## Your goal
The lines to print start at the one containing "Rebuild this chart" and end at the one containing "from matplotlib.ticker import MultipleLocator"; print them exactly, ends included, and only them.

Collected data
— begin —
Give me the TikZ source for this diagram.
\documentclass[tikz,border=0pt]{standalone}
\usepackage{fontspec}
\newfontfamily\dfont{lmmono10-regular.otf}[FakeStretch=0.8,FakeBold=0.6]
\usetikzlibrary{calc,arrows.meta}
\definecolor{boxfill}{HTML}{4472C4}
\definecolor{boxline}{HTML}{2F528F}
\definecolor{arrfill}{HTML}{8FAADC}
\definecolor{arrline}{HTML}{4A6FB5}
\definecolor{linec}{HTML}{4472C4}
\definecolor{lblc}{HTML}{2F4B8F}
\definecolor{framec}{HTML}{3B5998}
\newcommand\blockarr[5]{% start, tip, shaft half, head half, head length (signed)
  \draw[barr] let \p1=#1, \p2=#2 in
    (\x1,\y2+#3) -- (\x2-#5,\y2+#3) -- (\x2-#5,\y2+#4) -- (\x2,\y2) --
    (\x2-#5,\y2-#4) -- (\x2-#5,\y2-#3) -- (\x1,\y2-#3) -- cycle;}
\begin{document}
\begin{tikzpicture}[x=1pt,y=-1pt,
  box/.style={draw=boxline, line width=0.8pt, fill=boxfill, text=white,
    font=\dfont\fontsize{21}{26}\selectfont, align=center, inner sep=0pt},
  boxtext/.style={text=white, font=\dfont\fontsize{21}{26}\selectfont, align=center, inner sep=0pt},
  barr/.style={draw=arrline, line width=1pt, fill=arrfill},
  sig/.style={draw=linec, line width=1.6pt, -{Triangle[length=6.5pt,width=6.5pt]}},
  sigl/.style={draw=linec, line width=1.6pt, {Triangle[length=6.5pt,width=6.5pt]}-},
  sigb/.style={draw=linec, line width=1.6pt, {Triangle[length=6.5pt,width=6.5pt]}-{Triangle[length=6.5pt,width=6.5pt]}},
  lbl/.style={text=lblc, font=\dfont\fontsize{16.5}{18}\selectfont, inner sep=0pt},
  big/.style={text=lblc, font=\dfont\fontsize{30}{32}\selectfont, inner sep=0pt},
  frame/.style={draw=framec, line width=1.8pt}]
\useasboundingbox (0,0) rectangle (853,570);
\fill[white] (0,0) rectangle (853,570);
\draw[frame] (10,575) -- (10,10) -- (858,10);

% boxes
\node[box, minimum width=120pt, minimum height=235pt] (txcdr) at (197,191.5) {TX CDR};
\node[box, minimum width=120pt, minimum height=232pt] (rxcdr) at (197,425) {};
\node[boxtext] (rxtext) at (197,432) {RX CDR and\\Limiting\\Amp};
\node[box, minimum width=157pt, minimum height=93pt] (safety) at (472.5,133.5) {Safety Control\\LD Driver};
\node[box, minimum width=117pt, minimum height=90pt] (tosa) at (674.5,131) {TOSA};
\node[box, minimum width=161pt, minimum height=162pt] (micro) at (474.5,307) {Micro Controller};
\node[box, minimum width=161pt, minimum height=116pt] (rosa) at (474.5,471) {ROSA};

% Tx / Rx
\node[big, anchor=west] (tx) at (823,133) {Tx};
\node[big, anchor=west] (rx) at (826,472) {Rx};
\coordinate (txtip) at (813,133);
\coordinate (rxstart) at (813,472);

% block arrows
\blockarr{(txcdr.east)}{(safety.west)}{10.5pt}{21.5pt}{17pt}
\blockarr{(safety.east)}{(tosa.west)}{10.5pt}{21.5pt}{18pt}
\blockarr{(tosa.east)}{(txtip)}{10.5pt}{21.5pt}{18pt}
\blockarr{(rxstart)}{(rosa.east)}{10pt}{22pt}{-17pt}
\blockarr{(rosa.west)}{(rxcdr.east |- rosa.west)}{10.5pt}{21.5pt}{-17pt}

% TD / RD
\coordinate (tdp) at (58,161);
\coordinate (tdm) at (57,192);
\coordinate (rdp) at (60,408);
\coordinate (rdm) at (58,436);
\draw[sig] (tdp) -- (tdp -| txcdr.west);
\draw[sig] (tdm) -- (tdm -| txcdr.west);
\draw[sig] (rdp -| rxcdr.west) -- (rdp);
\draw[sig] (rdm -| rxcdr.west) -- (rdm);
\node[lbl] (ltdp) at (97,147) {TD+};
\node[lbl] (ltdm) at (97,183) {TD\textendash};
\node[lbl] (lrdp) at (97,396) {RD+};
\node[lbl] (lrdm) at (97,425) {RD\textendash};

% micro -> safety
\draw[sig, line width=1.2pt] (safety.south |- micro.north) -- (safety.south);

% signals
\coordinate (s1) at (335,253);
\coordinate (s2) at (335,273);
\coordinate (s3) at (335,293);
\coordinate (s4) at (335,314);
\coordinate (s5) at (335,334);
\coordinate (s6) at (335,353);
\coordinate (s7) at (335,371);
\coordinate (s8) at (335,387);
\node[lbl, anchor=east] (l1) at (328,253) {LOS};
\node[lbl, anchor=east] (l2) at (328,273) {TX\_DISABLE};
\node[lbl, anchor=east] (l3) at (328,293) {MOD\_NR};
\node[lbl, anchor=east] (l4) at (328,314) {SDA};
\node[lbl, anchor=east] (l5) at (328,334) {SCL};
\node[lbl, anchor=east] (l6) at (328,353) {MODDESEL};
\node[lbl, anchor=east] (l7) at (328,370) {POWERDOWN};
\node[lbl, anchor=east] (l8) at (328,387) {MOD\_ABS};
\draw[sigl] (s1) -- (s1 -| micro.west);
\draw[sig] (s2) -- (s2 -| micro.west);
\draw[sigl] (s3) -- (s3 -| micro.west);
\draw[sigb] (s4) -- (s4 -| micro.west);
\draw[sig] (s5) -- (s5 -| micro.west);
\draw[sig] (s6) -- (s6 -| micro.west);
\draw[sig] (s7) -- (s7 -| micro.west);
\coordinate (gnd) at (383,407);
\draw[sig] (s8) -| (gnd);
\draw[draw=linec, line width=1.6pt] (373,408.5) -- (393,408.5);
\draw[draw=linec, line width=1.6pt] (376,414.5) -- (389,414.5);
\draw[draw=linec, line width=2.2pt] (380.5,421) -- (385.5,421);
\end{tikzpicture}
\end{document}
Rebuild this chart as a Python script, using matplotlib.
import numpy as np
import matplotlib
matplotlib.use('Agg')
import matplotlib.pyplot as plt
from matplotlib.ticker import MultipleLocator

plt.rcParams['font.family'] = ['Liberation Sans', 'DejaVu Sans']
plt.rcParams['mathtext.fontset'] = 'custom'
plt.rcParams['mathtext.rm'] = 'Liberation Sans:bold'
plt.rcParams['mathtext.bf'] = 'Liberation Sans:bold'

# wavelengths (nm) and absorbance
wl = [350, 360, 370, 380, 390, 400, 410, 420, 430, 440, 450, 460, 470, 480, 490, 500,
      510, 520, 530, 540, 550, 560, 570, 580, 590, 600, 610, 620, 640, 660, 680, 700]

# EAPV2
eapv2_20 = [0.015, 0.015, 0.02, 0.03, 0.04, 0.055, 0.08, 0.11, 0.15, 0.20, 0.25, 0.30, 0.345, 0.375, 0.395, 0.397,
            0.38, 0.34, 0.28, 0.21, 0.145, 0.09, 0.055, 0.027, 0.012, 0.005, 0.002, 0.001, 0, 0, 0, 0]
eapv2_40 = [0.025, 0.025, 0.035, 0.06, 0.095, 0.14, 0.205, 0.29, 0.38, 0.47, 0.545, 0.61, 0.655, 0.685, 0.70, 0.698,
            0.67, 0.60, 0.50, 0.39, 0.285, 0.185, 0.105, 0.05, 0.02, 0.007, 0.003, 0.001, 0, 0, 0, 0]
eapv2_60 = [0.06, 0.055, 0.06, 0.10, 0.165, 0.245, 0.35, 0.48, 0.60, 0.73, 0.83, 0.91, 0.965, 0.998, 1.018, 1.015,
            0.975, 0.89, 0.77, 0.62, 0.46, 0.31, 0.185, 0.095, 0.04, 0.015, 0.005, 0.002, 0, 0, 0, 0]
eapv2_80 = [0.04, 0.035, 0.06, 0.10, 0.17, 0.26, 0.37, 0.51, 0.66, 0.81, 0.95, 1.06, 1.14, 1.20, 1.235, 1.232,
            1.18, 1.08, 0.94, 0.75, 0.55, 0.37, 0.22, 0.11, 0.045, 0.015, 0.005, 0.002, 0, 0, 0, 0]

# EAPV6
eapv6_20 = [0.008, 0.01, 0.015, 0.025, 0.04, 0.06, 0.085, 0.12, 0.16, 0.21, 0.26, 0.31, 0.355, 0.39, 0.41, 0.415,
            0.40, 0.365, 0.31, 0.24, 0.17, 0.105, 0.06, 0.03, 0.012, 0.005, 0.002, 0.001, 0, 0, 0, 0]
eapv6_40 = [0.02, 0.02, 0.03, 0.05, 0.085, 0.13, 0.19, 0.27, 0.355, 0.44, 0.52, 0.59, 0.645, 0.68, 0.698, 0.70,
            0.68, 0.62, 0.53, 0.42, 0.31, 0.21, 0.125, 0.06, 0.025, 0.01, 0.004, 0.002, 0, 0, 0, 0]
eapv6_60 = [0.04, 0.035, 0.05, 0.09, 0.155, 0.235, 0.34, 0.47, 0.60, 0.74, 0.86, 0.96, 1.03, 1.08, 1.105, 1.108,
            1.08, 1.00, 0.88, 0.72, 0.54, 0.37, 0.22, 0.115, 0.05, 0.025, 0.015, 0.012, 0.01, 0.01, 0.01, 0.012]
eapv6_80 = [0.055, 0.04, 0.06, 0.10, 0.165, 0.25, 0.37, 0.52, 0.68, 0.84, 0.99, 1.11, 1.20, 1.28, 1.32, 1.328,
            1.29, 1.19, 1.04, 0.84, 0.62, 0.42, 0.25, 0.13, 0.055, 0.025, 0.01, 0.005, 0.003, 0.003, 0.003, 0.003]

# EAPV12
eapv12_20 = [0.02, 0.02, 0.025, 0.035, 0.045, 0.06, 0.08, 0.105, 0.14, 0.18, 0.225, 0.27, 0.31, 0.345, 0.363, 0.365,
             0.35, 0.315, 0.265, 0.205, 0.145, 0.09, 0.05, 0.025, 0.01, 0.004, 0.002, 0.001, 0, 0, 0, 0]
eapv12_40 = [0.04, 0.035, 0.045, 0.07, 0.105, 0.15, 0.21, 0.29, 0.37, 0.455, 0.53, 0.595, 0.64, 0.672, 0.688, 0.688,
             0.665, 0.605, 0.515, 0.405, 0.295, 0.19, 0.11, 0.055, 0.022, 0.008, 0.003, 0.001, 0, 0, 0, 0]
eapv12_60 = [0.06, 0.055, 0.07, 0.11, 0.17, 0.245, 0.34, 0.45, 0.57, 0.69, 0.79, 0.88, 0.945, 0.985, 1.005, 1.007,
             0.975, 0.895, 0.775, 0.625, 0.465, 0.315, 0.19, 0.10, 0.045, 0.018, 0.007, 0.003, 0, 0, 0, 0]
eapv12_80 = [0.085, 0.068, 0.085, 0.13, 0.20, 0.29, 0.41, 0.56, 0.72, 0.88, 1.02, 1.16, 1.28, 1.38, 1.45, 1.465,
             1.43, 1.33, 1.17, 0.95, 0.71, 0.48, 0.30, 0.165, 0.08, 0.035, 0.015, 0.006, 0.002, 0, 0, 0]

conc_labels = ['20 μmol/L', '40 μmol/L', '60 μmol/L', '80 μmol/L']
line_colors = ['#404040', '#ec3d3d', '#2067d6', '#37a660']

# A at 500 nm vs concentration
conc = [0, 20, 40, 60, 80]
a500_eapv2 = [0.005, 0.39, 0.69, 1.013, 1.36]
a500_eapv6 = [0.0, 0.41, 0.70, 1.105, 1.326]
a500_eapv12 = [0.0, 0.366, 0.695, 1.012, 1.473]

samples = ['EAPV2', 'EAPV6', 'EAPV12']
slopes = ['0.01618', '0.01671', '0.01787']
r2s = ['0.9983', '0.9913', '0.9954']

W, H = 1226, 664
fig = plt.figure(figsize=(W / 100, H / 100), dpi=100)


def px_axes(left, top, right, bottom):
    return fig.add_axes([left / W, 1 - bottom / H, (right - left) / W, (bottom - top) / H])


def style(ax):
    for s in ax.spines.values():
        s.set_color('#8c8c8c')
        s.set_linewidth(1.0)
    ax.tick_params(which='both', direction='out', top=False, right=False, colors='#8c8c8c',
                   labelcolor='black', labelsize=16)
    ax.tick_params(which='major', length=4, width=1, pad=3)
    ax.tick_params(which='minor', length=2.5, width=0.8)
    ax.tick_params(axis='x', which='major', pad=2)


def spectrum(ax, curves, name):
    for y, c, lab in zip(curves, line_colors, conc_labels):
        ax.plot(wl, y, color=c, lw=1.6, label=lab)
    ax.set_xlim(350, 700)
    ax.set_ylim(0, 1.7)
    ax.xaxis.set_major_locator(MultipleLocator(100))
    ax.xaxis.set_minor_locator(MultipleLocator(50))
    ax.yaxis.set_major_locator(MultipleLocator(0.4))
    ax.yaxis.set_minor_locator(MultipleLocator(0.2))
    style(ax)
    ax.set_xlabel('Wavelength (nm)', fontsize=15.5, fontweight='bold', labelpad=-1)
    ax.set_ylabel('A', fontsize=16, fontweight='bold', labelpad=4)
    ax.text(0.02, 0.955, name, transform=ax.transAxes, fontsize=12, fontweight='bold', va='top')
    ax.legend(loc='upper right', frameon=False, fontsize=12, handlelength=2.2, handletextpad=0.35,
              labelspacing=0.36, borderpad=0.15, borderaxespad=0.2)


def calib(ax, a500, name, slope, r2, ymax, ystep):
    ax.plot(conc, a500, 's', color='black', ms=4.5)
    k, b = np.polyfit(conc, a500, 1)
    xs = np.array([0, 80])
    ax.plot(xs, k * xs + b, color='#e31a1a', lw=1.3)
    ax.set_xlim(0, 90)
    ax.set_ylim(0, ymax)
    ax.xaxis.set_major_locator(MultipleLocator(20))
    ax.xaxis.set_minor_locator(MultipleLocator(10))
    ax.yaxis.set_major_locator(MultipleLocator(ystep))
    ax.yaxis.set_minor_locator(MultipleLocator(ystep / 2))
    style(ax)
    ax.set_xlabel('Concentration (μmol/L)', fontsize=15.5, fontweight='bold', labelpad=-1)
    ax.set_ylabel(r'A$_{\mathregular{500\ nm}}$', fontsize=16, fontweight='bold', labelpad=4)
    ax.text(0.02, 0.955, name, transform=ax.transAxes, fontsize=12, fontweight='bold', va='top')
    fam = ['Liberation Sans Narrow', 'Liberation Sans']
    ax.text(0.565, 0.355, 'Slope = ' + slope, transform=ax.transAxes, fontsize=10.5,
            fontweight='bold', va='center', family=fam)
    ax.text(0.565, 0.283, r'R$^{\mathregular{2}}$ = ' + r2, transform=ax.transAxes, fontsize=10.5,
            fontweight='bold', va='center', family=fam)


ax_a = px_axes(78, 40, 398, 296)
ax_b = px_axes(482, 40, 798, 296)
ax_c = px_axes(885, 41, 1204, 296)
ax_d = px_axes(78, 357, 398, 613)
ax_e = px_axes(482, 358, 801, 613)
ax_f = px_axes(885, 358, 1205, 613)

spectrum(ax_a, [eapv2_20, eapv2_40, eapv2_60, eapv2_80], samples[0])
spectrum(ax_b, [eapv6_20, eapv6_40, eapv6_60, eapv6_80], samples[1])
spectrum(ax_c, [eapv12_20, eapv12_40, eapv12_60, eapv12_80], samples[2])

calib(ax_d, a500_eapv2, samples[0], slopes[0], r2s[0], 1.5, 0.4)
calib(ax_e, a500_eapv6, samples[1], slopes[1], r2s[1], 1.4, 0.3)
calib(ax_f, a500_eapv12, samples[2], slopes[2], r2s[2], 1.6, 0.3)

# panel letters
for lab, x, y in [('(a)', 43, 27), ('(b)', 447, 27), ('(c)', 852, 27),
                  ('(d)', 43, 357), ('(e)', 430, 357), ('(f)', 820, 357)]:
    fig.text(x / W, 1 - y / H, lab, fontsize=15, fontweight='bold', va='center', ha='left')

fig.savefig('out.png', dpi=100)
— end —
## The answer
Rebuild this chart as a Python script, using matplotlib.
import numpy as np
import matplotlib
matplotlib.use('Agg')
import matplotlib.pyplot as plt
from matplotlib.ticker import MultipleLocator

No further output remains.